一个悬而未决的伦理挑战是AI的“黑箱”问题:我们仍不清楚AI得出某些惊人结论的深层推理过程。当AI具备自我意识,甚至拥有了某种形式的“身体”时,其逻辑和价值观是否会与人类渐行渐远,甚至产生“非我族类,其心必异”的潜在威胁?这不仅是技术层面的突破,更是对人类作为地球主宰地位的深刻拷问。
因此,在技术飞速发展的同时,AI伦理与治理的顶层设计和持续探讨至关重要。这不仅关乎AI安全本身,更关乎如何维护人类的自主性、尊严和在未来社会中的核心价值。
综上,AI时代带来的并非简单的技术升级,而是一场关乎人类文明走向的系统性变革。

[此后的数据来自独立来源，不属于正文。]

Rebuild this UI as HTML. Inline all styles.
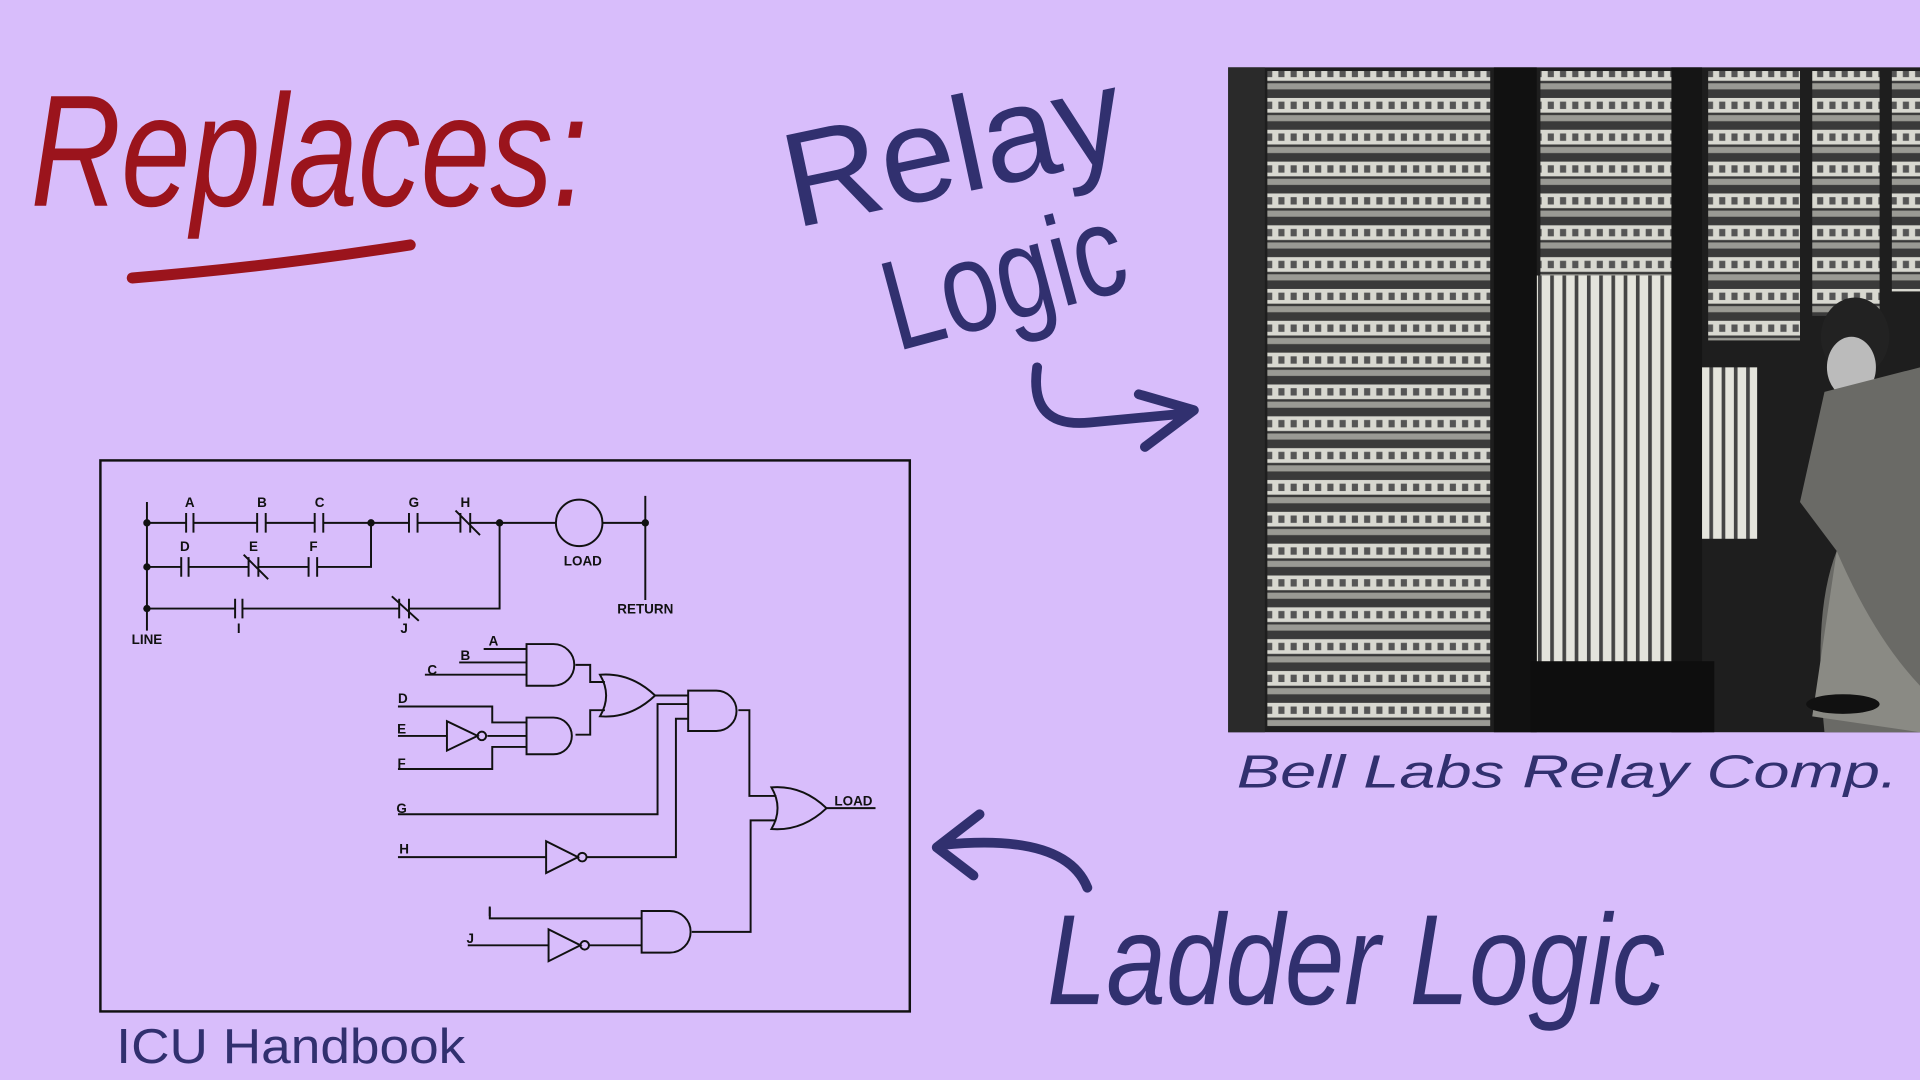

它既是效率提升与新需求催生的机遇,也伴随着就业结构重塑、社会分化加剧、亲密关系异化等深层挑战。面对这一“不确定性”的时代,个体需回归本心,在开放与勇气中拥抱工具,在多元与独特中锚定价值,找到属于自己的“内在利益”和生命叙事,从而在AI浪潮中实现“突围”并坚守人性的根本。